Но Б<еневск>ий удивительно умеет вытаскивать меня из «одиночества».
И как я ему благодарен, что на этот раз он настоял на своём!
Когда я увидел перед собой Д. П. Маковицкого, ставшего «знаменитым» в качестве спутника ночного бегства Толстого, – я сразу понял всю разницу между тем, что знает о Толстом мир, и тем, что знают эти близкие.
Как будто вошёл в «келью». И вот кругом, на весь свет шум, толки, «толстовские события»…
А здесь – тихий, безгранично добрый человек, такой простой и чистый, без всякой мишуры и треска, в глазах которого точно отразилось всё то, что видел он за последние дни. И столько было в них любви и ясности, что невольно хотелось плакать от умиления.
Он принёс маленький жестяной чайник. Дал нам чаю. И, весь сияя, совсем по-детски сказал:
– Вот этот чайник мы купили дорогой, у кондуктора, и Лев Николаевич пил из него чай.
Для него не было никакого «Льва Толстого», «великого писателя». Для него был безмерно любимый человек, который умер, ушёл, – и о котором он говорит с благоговением и любовью, как о чём-то неразрывно связанном с своей душой.
Б<еневск>ий, как хороший знакомый Маковицкого, сразу задал несколько интимных вопросов о последних событиях в Ясной Поляне и об отъезде в Шамординский монастырь.
Тяжёлые события. И когда-нибудь о них узнает весь мир и многое, очень многое иначе тогда поймёт в жизни Толстого.
Толстой, по словам Маковицкого, всю дорогу был молчалив. В Оптинской пустыни, у старцев, вопреки рассказам газет, не был.
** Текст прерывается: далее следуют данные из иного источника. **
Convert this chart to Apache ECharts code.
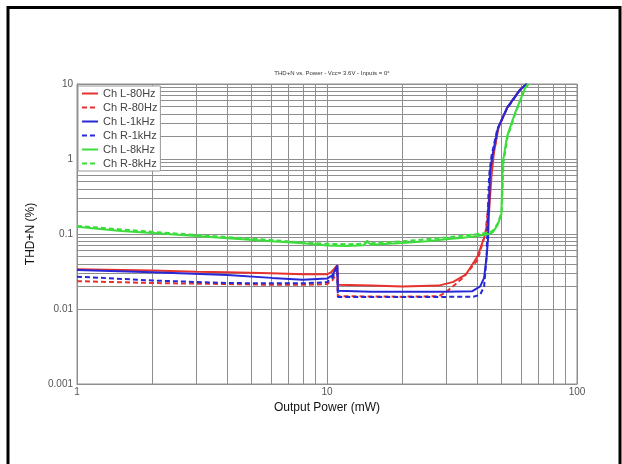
<!DOCTYPE html>
<html>
<head>
<meta charset="utf-8">
<script src="https://cdn.jsdelivr.net/npm/echarts@6/dist/echarts.min.js"></script>
<style>
  html, body { margin: 0; padding: 0; background: #fff; }
  #chart { width: 622px; height: 464px; }
</style>
</head>
<body>
<div id="chart"></div>
<script>
// THD+N vs output power
var chartTitle = 'THD+N vs. Power - Vcc= 3.6V - Inputs = 0°';
var seriesNames = ['Ch L-80Hz', 'Ch R-80Hz', 'Ch L-1kHz', 'Ch R-1kHz', 'Ch L-8kHz', 'Ch R-8kHz'];

var redLPower = [1, 2, 3, 4, 6, 8, 10, 10.4, 11.0, 11.05, 15, 20, 28, 32, 36, 40, 43, 44.5, 45.5, 46.5, 48.5, 52.5, 59, 63];
var redLThd = [0.034, 0.0325, 0.0315, 0.031, 0.030, 0.029, 0.029, 0.031, 0.0385, 0.021, 0.0205, 0.020, 0.0205, 0.023, 0.029, 0.05, 0.1, 0.2, 0.6, 1.2, 2.6, 4.8, 8.3, 10];

var redRPower = [1, 2, 4, 6, 8, 10, 10.5, 11.0, 11.05, 15, 20, 28, 30, 35, 40, 43, 44.5, 45.5, 46.5, 48.5, 52.5, 59, 63];
var redRThd = [0.0235, 0.0222, 0.0215, 0.021, 0.021, 0.0215, 0.024, 0.031, 0.0148, 0.0147, 0.0146, 0.0148, 0.0169, 0.026, 0.045, 0.1, 0.3, 0.8, 1.25, 2.6, 4.8, 8.3, 10];

var blueLPower = [1, 2, 4, 6, 8, 10, 10.5, 11.0, 11.05, 15, 20, 30, 38, 41, 42.5, 43.5, 44.1, 44.9, 46.1, 48.3, 52.5, 59, 63];
var blueLThd = [0.033, 0.031, 0.0285, 0.026, 0.0245, 0.0255, 0.028, 0.038, 0.0175, 0.017, 0.017, 0.017, 0.0172, 0.02, 0.026, 0.05, 0.09, 0.7, 1.2, 2.6, 4.8, 8.3, 10];

var blueRPower = [1, 2, 4, 6, 8, 10, 10.5, 11.0, 11.05, 15, 20, 30, 38.5, 41, 42.5, 43.5, 44, 44.5, 45.5, 48, 52.5, 59, 63];
var blueRThd = [0.027, 0.024, 0.0222, 0.022, 0.022, 0.0228, 0.026, 0.035, 0.0145, 0.0145, 0.0145, 0.0145, 0.0146, 0.0155, 0.02, 0.05, 0.2, 0.6, 1.1, 2.5, 4.7, 8.2, 10];

var greenLPower = [1, 1.5, 2, 3, 4, 6, 8, 10, 12, 14, 14.5, 15, 20, 25, 30, 35, 40, 44, 46, 48, 49.8, 50.2, 50.5, 52.5, 56.5, 62, 64];
var greenLThd = [0.125, 0.11, 0.103, 0.094, 0.088, 0.08, 0.075, 0.070, 0.069, 0.071, 0.079, 0.072, 0.076, 0.080, 0.085, 0.089, 0.094, 0.099, 0.105, 0.13, 0.18, 0.5, 0.9, 2.0, 4.1, 8.8, 10];

var greenRPower = [1, 1.5, 2, 3, 4, 6, 8, 10, 12, 14, 14.5, 15, 20, 25, 30, 35, 40, 44, 46, 48.3, 50, 50.5, 50.8, 52.8, 56.8, 62, 64];
var greenRThd = [0.128, 0.115, 0.107, 0.097, 0.091, 0.083, 0.077, 0.074, 0.073, 0.074, 0.081, 0.075, 0.08, 0.085, 0.09, 0.095, 0.1, 0.104, 0.11, 0.14, 0.2, 0.5, 0.9, 2.0, 4.1, 8.8, 10];

// log grid helpers (2..9 in each decade)
var xMinorTicks = [2, 3, 4, 5, 6, 7, 8, 9, 20, 30, 40, 50, 60, 70, 80, 90];
var yMinorTicks = [0.002, 0.003, 0.004, 0.005, 0.006, 0.007, 0.008, 0.009,
  0.02, 0.03, 0.04, 0.05, 0.06, 0.07, 0.08, 0.09,
  0.2, 0.3, 0.4, 0.5, 0.6, 0.7, 0.8, 0.9,
  2, 3, 4, 5, 6, 7, 8, 9];

var colors = ['#e6322e', '#e6322e', '#2828d6', '#2828d6', '#3cdc3c', '#3cdc3c'];
var dashed = [false, true, false, true, false, true];
var fontFamily = '"Liberation Sans", Arial, sans-serif';
var gridColor = '#8e8e8e';

function pairs(xs, ys) {
  var out = [];
  for (var i = 0; i < xs.length; i++) {
    out.push([xs[i], ys[i]]);
  }
  return out;
}

var dataSets = [
  pairs(redLPower, redLThd),
  pairs(redRPower, redRThd),
  pairs(blueLPower, blueLThd),
  pairs(blueRPower, blueRThd),
  pairs(greenLPower, greenLThd),
  pairs(greenRPower, greenRThd)
];

var minorLines = [];
xMinorTicks.forEach(function(v) { minorLines.push({ xAxis: v }); });
yMinorTicks.forEach(function(v) { minorLines.push({ yAxis: v }); });

var series = [{
  name: 'grid-minor',
  type: 'line',
  data: [],
  silent: true,
  z: 1,
  markLine: {
    silent: true,
    symbol: 'none',
    z: 1,
    animation: false,
    label: { show: false },
    lineStyle: { color: gridColor, width: 1, type: 'solid' },
    emphasis: { disabled: true },
    data: minorLines
  }
}];

seriesNames.forEach(function(name, i) {
  series.push({
    name: name,
    type: 'line',
    data: dataSets[i],
    symbol: 'none',
    z: 3,
    lineStyle: {
      color: colors[i],
      width: 2,
      type: dashed[i] ? [5, 3] : 'solid'
    },
    itemStyle: { color: colors[i] }
  });
});

var chart = echarts.init(document.getElementById('chart'), null, { renderer: 'canvas' });

chart.setOption({
  animation: false,
  backgroundColor: '#fff',
  title: {
    text: chartTitle,
    left: 327,
    top: 65,
    textAlign: 'center',
    textStyle: { fontSize: 6, fontWeight: 'normal', color: '#333', fontFamily: fontFamily }
  },
  legend: {
    data: seriesNames,
    orient: 'vertical',
    left: 78,
    top: 86,
    backgroundColor: '#fff',
    borderColor: '#999',
    borderWidth: 1,
    borderRadius: 0,
    padding: [2, 3, 2, 3],
    itemGap: 3,
    itemWidth: 16,
    itemHeight: 10,
    // hide the dot, keep the line sample
    itemStyle: { opacity: 0 },
    textStyle: { fontSize: 11, color: '#444', fontFamily: fontFamily }
  },
  grid: {
    left: 77,
    right: 45,
    top: 84,
    bottom: 80,
    show: true,
    borderColor: gridColor,
    borderWidth: 1
  },
  xAxis: {
    type: 'log',
    logBase: 10,
    min: 1,
    max: 100,
    name: 'Output Power (mW)',
    nameLocation: 'middle',
    nameGap: 13,
    nameTextStyle: { fontSize: 12, color: '#111', fontFamily: fontFamily },
    axisLine: { lineStyle: { color: gridColor } },
    axisTick: { show: false },
    axisLabel: { fontSize: 10, color: '#555', margin: 3, fontFamily: fontFamily },
    splitLine: { show: true, lineStyle: { color: gridColor, width: 1 } }
  },
  yAxis: {
    type: 'log',
    logBase: 10,
    min: 0.001,
    max: 10,
    name: 'THD+N (%)',
    nameLocation: 'middle',
    nameGap: 29,
    nameTextStyle: { fontSize: 12, color: '#111', fontFamily: fontFamily },
    axisLine: { show: true, lineStyle: { color: gridColor } },
    axisTick: { show: false },
    axisLabel: { fontSize: 10, color: '#555', margin: 4, fontFamily: fontFamily },
    splitLine: { show: true, lineStyle: { color: gridColor, width: 1 } }
  },
  graphic: [
    { type: 'line', shape: { x1: 8, y1: 7.5, x2: 620, y2: 7.5 }, style: { stroke: '#000', lineWidth: 3 } },
    { type: 'line', shape: { x1: 8, y1: 6, x2: 8, y2: 464 }, style: { stroke: '#000', lineWidth: 3 } },
    { type: 'line', shape: { x1: 620, y1: 6, x2: 620, y2: 464 }, style: { stroke: '#000', lineWidth: 3 } }
  ],
  series: series
});

window.addEventListener('resize', chart.resize);
</script>
</body>
</html>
– Не собирался ли? – спросил я
– По моему личному мнению, – осторожно сказал Душан Петрович, – да, собирался…
Не поехал потому, что помешали внешние обстоятельства.
У Маковицкого пробыли не долго. К вечеру мы должны были быть у Черткова.
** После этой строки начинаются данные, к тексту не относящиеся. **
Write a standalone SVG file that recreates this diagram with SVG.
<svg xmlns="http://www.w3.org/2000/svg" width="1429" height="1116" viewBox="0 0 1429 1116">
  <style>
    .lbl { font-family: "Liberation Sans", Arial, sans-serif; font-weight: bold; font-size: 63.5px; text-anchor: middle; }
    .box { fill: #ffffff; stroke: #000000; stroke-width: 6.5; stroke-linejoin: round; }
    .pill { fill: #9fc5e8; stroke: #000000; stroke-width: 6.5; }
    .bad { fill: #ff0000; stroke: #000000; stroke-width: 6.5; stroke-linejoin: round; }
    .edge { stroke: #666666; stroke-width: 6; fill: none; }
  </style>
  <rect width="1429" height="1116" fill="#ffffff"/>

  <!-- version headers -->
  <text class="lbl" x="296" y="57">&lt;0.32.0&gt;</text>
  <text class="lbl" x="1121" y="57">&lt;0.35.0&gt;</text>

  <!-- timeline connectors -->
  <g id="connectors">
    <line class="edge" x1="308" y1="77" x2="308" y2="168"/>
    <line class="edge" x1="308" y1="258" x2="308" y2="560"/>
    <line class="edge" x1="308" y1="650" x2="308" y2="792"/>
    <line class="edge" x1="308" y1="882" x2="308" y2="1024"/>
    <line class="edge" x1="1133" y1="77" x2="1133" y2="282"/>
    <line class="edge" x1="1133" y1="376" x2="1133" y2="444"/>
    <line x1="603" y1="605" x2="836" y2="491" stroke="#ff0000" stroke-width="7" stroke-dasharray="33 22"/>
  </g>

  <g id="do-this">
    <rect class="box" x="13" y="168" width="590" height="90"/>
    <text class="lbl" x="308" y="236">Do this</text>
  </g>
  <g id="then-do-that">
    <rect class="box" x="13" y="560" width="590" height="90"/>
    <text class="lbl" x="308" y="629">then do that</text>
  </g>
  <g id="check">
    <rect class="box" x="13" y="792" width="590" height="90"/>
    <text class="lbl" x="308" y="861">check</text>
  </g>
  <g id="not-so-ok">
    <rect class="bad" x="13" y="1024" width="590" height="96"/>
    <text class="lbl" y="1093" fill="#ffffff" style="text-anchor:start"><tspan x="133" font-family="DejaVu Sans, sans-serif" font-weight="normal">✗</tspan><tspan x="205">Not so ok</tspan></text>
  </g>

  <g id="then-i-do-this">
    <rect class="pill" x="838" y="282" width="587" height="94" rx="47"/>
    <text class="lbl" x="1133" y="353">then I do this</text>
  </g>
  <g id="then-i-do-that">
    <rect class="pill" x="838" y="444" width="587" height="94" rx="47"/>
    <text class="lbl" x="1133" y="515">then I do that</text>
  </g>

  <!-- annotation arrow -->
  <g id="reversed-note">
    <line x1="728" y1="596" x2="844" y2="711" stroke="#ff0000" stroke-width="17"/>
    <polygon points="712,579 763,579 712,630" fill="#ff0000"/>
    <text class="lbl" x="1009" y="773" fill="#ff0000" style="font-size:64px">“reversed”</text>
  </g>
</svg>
Душан Петрович попросил нас завезти ремингтон к Александре Львовне – живёт она рядом с усадьбой Черткова, а сам пошёл пешком.
У Александры Львовны ещё сильнее пришлось пережить это удивительное чувство «далёкости» от всяких «событий». Всё, что говорилось в маленькой комнате её маленького домика, как-то по особенному «приближало» Толстого. Мне, при жизни его не знавшего, и то начинало казаться, что вот сейчас он войдёт, рассмеётся, скажет что-нибудь.
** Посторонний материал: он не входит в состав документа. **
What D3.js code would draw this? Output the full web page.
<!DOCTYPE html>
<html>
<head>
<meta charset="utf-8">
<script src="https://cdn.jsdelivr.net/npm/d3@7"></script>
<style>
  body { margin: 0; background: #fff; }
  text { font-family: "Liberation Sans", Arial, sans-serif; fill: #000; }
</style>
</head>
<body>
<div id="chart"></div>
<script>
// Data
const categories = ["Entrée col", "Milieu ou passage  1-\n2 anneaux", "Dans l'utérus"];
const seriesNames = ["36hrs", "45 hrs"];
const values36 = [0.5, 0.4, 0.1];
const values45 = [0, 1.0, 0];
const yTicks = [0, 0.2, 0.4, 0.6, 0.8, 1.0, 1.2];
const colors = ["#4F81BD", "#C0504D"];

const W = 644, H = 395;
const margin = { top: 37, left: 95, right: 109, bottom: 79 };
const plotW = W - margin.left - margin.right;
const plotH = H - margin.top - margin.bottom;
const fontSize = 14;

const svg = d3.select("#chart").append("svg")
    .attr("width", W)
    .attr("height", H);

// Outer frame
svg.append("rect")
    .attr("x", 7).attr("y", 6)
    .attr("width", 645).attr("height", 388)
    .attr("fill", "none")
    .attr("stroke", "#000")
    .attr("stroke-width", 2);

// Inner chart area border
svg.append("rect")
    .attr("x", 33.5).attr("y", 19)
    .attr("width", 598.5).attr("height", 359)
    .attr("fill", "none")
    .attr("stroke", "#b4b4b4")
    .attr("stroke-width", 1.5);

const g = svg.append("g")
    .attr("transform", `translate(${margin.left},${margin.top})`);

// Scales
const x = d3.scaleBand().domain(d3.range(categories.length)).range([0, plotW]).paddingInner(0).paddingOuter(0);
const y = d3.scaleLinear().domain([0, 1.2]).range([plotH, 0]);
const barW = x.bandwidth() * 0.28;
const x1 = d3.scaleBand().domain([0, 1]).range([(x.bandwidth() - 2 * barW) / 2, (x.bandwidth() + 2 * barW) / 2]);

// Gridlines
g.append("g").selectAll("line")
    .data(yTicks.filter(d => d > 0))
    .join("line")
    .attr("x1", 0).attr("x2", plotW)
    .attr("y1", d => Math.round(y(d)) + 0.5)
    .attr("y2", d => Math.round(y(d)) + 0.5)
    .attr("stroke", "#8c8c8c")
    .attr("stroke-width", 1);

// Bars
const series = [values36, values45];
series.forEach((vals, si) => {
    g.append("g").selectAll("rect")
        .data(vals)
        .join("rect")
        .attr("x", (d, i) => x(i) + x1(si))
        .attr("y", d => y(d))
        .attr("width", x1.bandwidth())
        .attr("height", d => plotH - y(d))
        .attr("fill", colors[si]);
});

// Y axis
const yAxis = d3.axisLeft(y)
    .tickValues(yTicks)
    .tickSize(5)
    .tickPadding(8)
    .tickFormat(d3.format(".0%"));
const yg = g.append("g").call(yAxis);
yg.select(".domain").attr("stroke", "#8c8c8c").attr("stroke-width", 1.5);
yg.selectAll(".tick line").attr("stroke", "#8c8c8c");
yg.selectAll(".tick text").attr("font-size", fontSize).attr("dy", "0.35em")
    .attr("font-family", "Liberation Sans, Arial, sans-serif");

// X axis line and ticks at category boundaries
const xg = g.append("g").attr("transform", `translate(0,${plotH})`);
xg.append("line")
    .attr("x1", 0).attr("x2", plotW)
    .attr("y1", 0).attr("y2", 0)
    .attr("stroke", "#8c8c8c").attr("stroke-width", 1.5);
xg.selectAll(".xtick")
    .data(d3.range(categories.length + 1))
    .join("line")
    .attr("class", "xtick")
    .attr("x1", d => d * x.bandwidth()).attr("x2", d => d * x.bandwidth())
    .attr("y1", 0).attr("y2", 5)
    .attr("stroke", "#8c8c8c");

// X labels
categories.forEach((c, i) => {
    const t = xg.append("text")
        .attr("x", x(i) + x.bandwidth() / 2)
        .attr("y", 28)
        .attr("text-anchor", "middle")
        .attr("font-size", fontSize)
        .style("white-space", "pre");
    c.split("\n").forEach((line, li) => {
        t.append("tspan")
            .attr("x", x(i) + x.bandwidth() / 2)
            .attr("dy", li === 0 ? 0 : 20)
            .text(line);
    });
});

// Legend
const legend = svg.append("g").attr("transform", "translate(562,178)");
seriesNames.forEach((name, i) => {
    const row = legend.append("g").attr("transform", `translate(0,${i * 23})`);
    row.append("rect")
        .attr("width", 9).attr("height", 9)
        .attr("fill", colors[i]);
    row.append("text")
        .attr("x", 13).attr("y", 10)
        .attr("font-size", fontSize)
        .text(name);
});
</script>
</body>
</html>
Лев Толстой совсем исчезал. Вместо него был «отец», «дедушка». Говорили, какой он был «худой последнее время», как мучился… Это был любимый, бесценный человек, дух которого ещё жил в этих комнатах.
И когда Александра Львовна рассказывала, как ночью, перед отъездом, он постучал в её дверь. Как она отворила и увидала «отца» со свечой в руках и лицо его точно светилось. И он сказал ей: «Помоги укладывать вещи».
– Во мне всё так и упало.
Когда она говорила это, оживал земной образ Толстого и становился бесконечно близким и любимым.
* * *
Александра Львовна сказала, между прочим, про одного корреспондента:
– Я говорила с ним как с человеком, а он напечатал в газетах, да ещё всё перепутал. С журналистами надо быть осторожной.
И вот теперь я тоже «пишу». А ведь со мной тоже говорили как с человеком. Да ещё как с другом близкого человека Б<еневск>ого.
Но видит Бог, что я пишу не как журналист, а как человек. Пишу потому, что мне хочется сказать о своих впечатлениях не «читателям», а людям.
То интимное, что нам рассказывали у Чертковых, и Маковицкий, и у Александры Львовны, – я передавать не могу. Пусть об этом когда-нибудь скажут они сами так, как найдут это нужным. Но я скажу только, что вся жизнь Толстого после этих рассказов получает совершенно новое освещение.
Буквально весь мир произнёс над последними событиями в Ясной Поляне такой приговор:
Толстой, уехав из Ясной Поляны, совершил великий подвиг, потому что совместил слово своё с делом.